INSERT INTO #failhist
select *
  FROM
(SELECT j.name as job_name
       ,CONVERT(DATETIME, RTRIM(run_date)) + (run_time * 9 + run_time % 10000 * 6 + run_time % 100 * 10) / 216e4
        as run_datetime
       ,CONVERT(DATETIME, RTRIM(run_date)) + (run_time * 9 + run_time % 10000 * 6 + run_time % 100 * 10) / 216e4 + (run_duration * 9 + run_duration % 10000 * 6 + run_duration % 100 * 10) / 216e4
        as run_ended
       ,h.instance_id
       ,h.job_id
       ,h.run_date
       ,h.run_time
   from msdb..sysjobhistory h INNER JOIN msdb..sysjobs j ON h.job_id = j.job_id
  WHERE h.step_id = 0
    and h.run_date >= @start_date
) x
;

SELECT
       t.job_name AS [Job/Step]
      ,' ' + CONVERT(varchar(19), t.run_datetime, 121) + ' to ' + CONVERT(varchar(19), t.run_ended, 121) AS Run_Msg
      ,0 as HdrDetail
      ,t.job_name
      ,t.run_datetime
      ,t.instance_id
      ,-1 as step_id
      ,jh.instance_id as actual_instance_id
  FROM #failhist t
         INNER JOIN msdb..sysjobhistory jh ON (    t.job_id = jh.job_id
                                               AND t.instance_id >= jh.instance_id
                                               AND (   t.run_date < jh.run_date
                                                    OR (    t.run_date = jh.run_date
                                                        AND t.run_time <= jh.run_time
                                                       )

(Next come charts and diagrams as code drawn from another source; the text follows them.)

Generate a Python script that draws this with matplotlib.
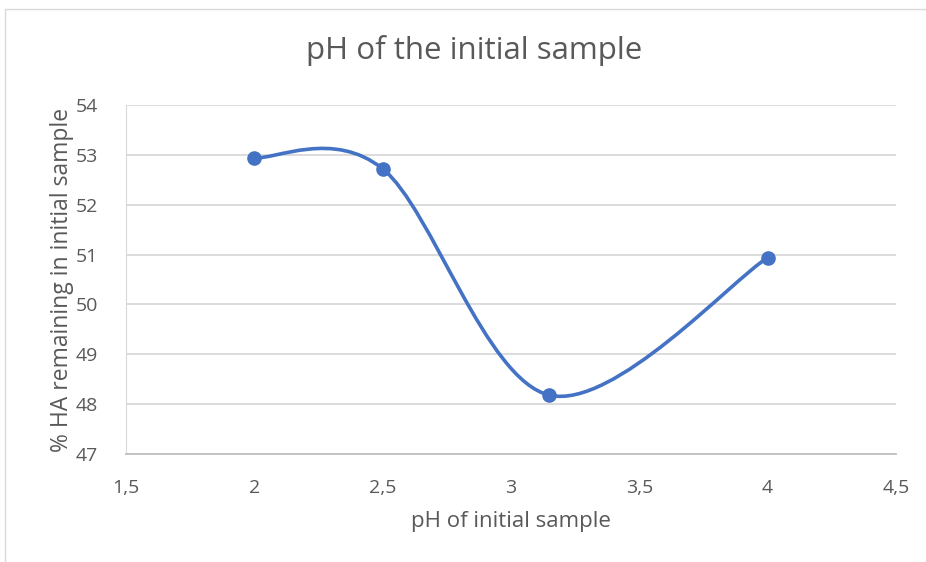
import numpy as np
import matplotlib
matplotlib.use("Agg")
import matplotlib.pyplot as plt
from matplotlib.path import Path
from matplotlib.patches import PathPatch, Rectangle
from matplotlib.ticker import FuncFormatter, MultipleLocator

ph = [2.0, 2.5, 3.15, 4.0]
ha_remaining = [52.94, 52.72, 48.18, 50.94]

blue = "#4472C4"
grey_text = "#595959"
grid_col = "#D9D9D9"

plt.rcParams["font.family"] = ["Open Sans", "DejaVu Sans"]


def smooth_path(xs, ys):
    # bezier curve through the points, same idea as a spreadsheet "smoothed line"
    pts = np.column_stack([xs, ys])
    n = len(pts)
    verts = [pts[0]]
    codes = [Path.MOVETO]
    for i in range(n - 1):
        p_prev = pts[max(i - 1, 0)]
        p0 = pts[i]
        p1 = pts[i + 1]
        p_next = pts[min(i + 2, n - 1)]
        c1 = p0 + (p1 - p_prev) / 6.0
        c2 = p1 - (p_next - p0) / 6.0
        verts += [c1, c2, p1]
        codes += [Path.CURVE4] * 3
    return Path(verts, codes)


fig = plt.figure(figsize=(9.26, 5.62), dpi=100)
ax = fig.add_axes([126 / 926, 1 - 454 / 562, 770 / 926, 349 / 562])

# outer chart frame
fig.patches.append(Rectangle((5 / 926, -0.05), 1.2, 1 - 9 / 562 + 0.05,
                             transform=fig.transFigure, fill=False,
                             edgecolor="#D9D9D9", lw=1.0))

ax.add_patch(PathPatch(smooth_path(ph, ha_remaining), facecolor="none",
                       edgecolor=blue, lw=2.6, capstyle="round", zorder=3))
ax.plot(ph, ha_remaining, linestyle="none", marker="o", ms=9.5,
        color=blue, zorder=4)

ax.set_xlim(1.5, 4.5)
ax.set_ylim(47, 54)
ax.xaxis.set_major_locator(MultipleLocator(0.5))
ax.yaxis.set_major_locator(MultipleLocator(1))
ax.xaxis.set_major_formatter(FuncFormatter(lambda v, p: f"{v:g}".replace(".", ",")))
ax.yaxis.set_major_formatter(FuncFormatter(lambda v, p: f"{v:g}"))

ax.grid(axis="y", color=grid_col, lw=1.3)
ax.set_axisbelow(True)
for s in ["top", "right"]:
    ax.spines[s].set_visible(False)
ax.spines["left"].set_color(grid_col)
ax.spines["bottom"].set_color("#BFBFBF")
ax.spines["bottom"].set_linewidth(1.3)
ax.tick_params(length=0, labelsize=14, labelcolor=grey_text)
ax.tick_params(axis="y", pad=20)
ax.tick_params(axis="x", pad=18)

ax.set_xlabel("pH of initial sample", fontsize=16, color=grey_text, labelpad=10)
ax.set_ylabel("% HA remaining in initial sample", fontsize=16.5, color=grey_text, labelpad=1)
fig.text(474 / 926, 1 - 51 / 562, "pH of the initial sample", ha="center", va="center",
         fontsize=22.5, color=grey_text)

fig.savefig("out.png", dpi=100)
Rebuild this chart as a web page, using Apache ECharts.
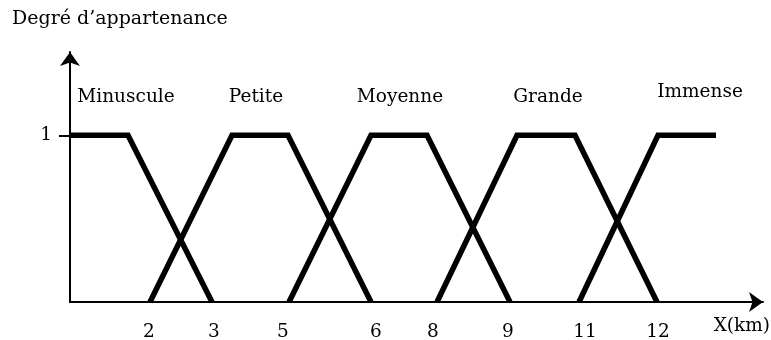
<!DOCTYPE html>
<html>
<head>
<meta charset="utf-8">
<script src="https://cdn.jsdelivr.net/npm/echarts@6/dist/echarts.min.js"></script>
<style>
  html, body { margin: 0; padding: 0; background: #fff; }
  #chart { width: 771px; height: 340px; }
</style>
</head>
<body>
<div id="chart"></div>
<script>
// x is a schematic position along the axis (the figure is not to scale)
var minuscule = [[0, 1], [58, 1], [142, 0]];
var petite = [[80, 0], [162, 1], [218, 1], [301, 0]];
var moyenne = [[219, 0], [301, 1], [357, 1], [440, 0]];
var grande = [[367, 0], [447, 1], [505, 1], [587, 0]];
var immense = [[509, 0], [588, 1], [646, 1]];

// tick labels (km) and where they sit on the axis
var kmLabels = ['2', '3', '5', '6', '8', '9', '11', '12'];
var kmPos = [79, 144, 213, 306, 363, 438, 515, 588];

var setNames = ['Minuscule', 'Petite', 'Moyenne', 'Grande', 'Immense'];
var setNameX = [56, 186, 330, 478, 630];
var setNameY = [1.23, 1.23, 1.23, 1.23, 1.26];

var serif = '"DejaVu Serif", "Liberation Serif", serif';

function fuzzySet(name, d) {
  return {
    name: name,
    type: 'line',
    data: d,
    symbol: 'none',
    lineStyle: { color: '#000', width: 5.5, join: 'miter', cap: 'butt' },
    z: 3
  };
}

var option = {
  backgroundColor: '#fff',
  animation: false,
  title: [
    {
      text: 'Degré d’appartenance',
      left: 12, top: 10, padding: 0,
      textStyle: { fontFamily: serif, fontSize: 19, fontWeight: 'normal', color: '#000' }
    },
    {
      text: 'X(km)',
      right: 1, top: 317, padding: 0,
      textStyle: { fontFamily: serif, fontSize: 18.5, fontWeight: 'normal', color: '#000' }
    }
  ],
  grid: { left: 70, right: 8, top: 52, bottom: 38, outerBoundsMode: 'none' },
  xAxis: {
    type: 'value',
    min: 0, max: 693,
    splitLine: { show: false },
    axisTick: { show: false },
    axisLine: {
      show: true,
      symbol: ['none', 'arrow'],
      symbolSize: [15, 14],
      lineStyle: { color: '#000', width: 2 }
    },
    axisLabel: {
      customValues: kmPos,
      margin: 21,
      fontFamily: serif, fontSize: 18.5, color: '#000',
      formatter: function (v) {
        var i = kmPos.indexOf(v);
        return i >= 0 ? kmLabels[i] : '';
      }
    }
  },
  yAxis: {
    type: 'value',
    min: 0, max: 1.5,
    splitLine: { show: false },
    axisLine: {
      show: true,
      symbol: ['none', 'arrow'],
      symbolSize: [15, 14],
      lineStyle: { color: '#000', width: 2 }
    },
    axisTick: {
      show: true,
      customValues: [1],
      length: 11,
      lineStyle: { color: '#000', width: 2 }
    },
    axisLabel: {
      customValues: [1],
      margin: 18,
      fontFamily: serif, fontSize: 18.5, color: '#000'
    }
  },
  series: [
    fuzzySet('Minuscule', minuscule),
    fuzzySet('Petite', petite),
    fuzzySet('Moyenne', moyenne),
    fuzzySet('Grande', grande),
    fuzzySet('Immense', immense),
    {
      type: 'scatter',
      symbolSize: 0,
      itemStyle: { opacity: 1 },
      data: setNames.map(function (n, i) {
        return { name: n, value: [setNameX[i], setNameY[i]] };
      }),
      label: {
        show: true,
        position: 'inside',
        formatter: '{b}',
        fontFamily: serif, fontSize: 18.5, color: '#000',
        textBorderWidth: 0
      }
    }
  ]
};

var chart = echarts.init(document.getElementById('chart'));
chart.setOption(option);
</script>
</body>
</html>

                                                   )
                                              )
 WHERE jh.step_id = 0
UNION ALL
SELECT
       '        '
      +CASE
         WHEN jh.step_id = 0
           THEN 'Job Summary'
         WHEN jh.run_status BETWEEN 0 AND 1  -- summary
           THEN RIGHT(CAST(100 + jh.step_id as varchar),2) + ' - ' + jh.step_name
         ELSE   '  ' + RIGHT(CAST(100 + jh.step_id as varchar),2) + ' (add''l info)'
       END
      ,'        ' + CAST(jh.message as varchar(max))
      ,1
      ,t.job_name
      ,t.run_datetime
      ,t.instance_id
      ,jh.step_id
      ,jh.instance_id
  FROM #failhist t
         INNER JOIN msdb..sysjobhistory jh ON (    t.job_id = jh.job_id
                                               AND t.instance_id >= jh.instance_id
                                               AND (   t.run_date < jh.run_date
                                                    OR (    t.run_date = jh.run_date
                                                        AND t.run_time <= jh.run_time
                                                       )
                                                   )

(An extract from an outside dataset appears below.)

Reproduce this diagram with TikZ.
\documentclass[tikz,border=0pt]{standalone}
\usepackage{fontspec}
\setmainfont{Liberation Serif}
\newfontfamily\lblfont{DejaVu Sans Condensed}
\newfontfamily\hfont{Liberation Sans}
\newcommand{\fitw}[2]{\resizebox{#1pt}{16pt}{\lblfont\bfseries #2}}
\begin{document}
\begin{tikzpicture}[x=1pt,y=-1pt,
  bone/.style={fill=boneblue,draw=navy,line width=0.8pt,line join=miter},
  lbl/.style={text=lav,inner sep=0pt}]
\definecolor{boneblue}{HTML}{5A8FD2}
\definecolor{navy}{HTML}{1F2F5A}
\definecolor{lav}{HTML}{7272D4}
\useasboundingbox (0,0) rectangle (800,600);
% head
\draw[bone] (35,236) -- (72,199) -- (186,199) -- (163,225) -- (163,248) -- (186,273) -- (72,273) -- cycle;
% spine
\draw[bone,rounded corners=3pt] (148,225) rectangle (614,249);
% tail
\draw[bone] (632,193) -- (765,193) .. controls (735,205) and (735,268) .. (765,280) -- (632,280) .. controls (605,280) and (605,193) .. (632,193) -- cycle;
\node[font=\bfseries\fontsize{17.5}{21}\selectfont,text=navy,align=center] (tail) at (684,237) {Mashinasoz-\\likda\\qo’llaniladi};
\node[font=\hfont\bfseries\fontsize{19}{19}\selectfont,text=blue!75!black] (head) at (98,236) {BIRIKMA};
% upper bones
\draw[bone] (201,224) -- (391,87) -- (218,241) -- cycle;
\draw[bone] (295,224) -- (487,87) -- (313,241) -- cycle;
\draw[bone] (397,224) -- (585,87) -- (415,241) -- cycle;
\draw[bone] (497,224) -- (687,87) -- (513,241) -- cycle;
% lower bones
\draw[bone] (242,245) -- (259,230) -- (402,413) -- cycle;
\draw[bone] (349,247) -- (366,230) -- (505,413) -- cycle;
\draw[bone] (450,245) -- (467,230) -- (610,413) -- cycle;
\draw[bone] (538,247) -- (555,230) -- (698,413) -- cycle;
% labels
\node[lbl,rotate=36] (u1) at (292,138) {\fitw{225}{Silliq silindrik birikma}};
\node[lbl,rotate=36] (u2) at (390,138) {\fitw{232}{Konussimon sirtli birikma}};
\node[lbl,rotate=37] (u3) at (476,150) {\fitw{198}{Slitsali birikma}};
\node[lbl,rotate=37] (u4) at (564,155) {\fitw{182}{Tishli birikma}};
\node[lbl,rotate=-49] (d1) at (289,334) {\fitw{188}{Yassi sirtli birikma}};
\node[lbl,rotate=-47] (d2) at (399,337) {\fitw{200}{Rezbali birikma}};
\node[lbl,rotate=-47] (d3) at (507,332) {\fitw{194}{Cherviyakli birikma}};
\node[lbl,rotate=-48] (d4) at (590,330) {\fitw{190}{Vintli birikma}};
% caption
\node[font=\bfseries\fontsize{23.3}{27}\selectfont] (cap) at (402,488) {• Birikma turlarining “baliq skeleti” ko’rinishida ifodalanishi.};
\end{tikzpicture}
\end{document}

                                              )
 ORDER BY run_datetime, instance_id, step_id

If you actually have a job that runs more that once a second, you might have to use a windowing function, to ensure that you don't pick up job steps from an earlier run of the job with the same run_time value.

Caveat: If the limit on the number of rows each job can have in sysjobhistory is hit, you may get odd/incomplete results. Also, I occasionally saw jobs that failed without generating a job outcome (usually a temporary failure to authenticate the Windows user running the job).